For decades the PRC has grown strongly, delivered higher standards of living nationwide and fired the dreams of millions of fresh graduates hoping to follow in Wang’s footsteps. But Wang worries about being able to support his growing family in an economy that’s seen better days. He’s working much harder for less money as Chinese leader Xi Jinping clamps down on the finance sector. His apartment is worth less and his savings are earning next to nothing in bank deposits.

Wang, who’s considering a move to Hong Kong, is among many people in China’s financial industry who have told me they’re feeling the chill from Xi’s income and wealth redistribution efforts. Plans are afoot to cap annual pay at all state-backed financial institutions at around $412,000, and demand retroactive repayments. Many financial firms have already cut salaries and bonuses, and asked staff not to wear expensive watches and clothes to work. China’s anti-graft watchdog has vowed to eliminate ideas of a Western-style “financial elite” and rectify the hedonism of excessive pursuit of “high-end taste”, according to Reuters.

Of course, ambitious finance professionals in China still enjoy rewards that are hard to match in other careers. The average annual salary in urban China remains under $17,000. But their complaints and the political factors behind them matter to the world: a stagnating, sullen China would weigh heavily on the global economy.

Wang’s worries about the future help explain China’s extraordinarily weak consumption, the Achilles heel of the economy. Household consumption accounts for just 37 per cent of GDP, compared with 68 per cent in the US. More spending is crucial to revive China’s flagging performance.

The finance sector is just Xi’s latest target. He has previously clamped down on internet platform companies, the after school tutoring sector and the real estate sector. It is all part of Xi’s sweeping mission to narrow China’s wide income and wealth gap.

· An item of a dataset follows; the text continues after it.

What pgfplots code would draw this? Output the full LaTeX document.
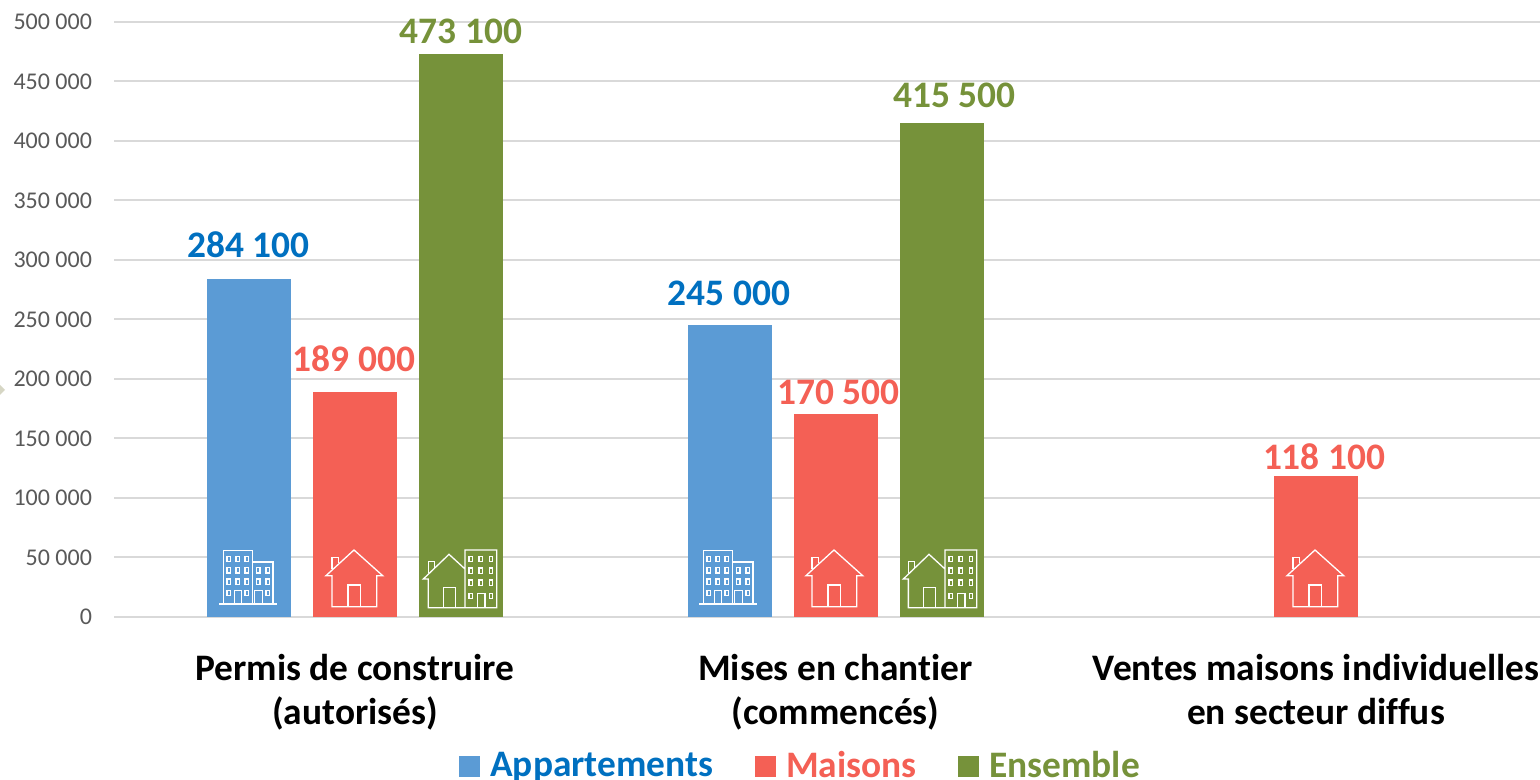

But Xi’s strategy can succeed only if it doesn’t kill off the incentive of the well-educated middle class to get on in life. In China, the Communist Party largely determines interest rates, exchange rates and the flow of credit to companies and households. It is thus able to channel people’s savings to those parts of the economy that best serve its interests. It is also able to peg bank deposit rates below the rate of inflation, punishing savers. And by means of capital controls, it prevents people from investing much of their money overseas.

Through these and other measures, Chinese households find it difficult to grow their wealth and receive a decent income from their assets. Most Chinese wealth is invested in real estate, so the slide in house prices is cutting deep into household wealth. And the stock market in China is still more of a casino than a trustworthy investment alternative. The upshot is that households are saving more for a rainy day.

The Communist Party’s Third Plenum in July, which set economic priorities for the next half-decade, did produce some good policies supportive of the consumer. Pledges to give equal status to migrant workers who lack urban residency permits, to improve medical and social security provision and to lower education costs are all welcome. But the plenum was silent about the economy’s most pressing need: a redistribution of income from companies to households.

It’s true that the government has followed up with a raft of plans to prod consumers to save less and spend more. Measures include more elderly care, a five-year urbanisation plan and further support for a subsidy scheme to trade in cars and other goods for cleaner replacements. But these measures are just a band aid when what is required is major surgery. They are unlikely to persuade my friend Wang and consumers like him that the good times are returning.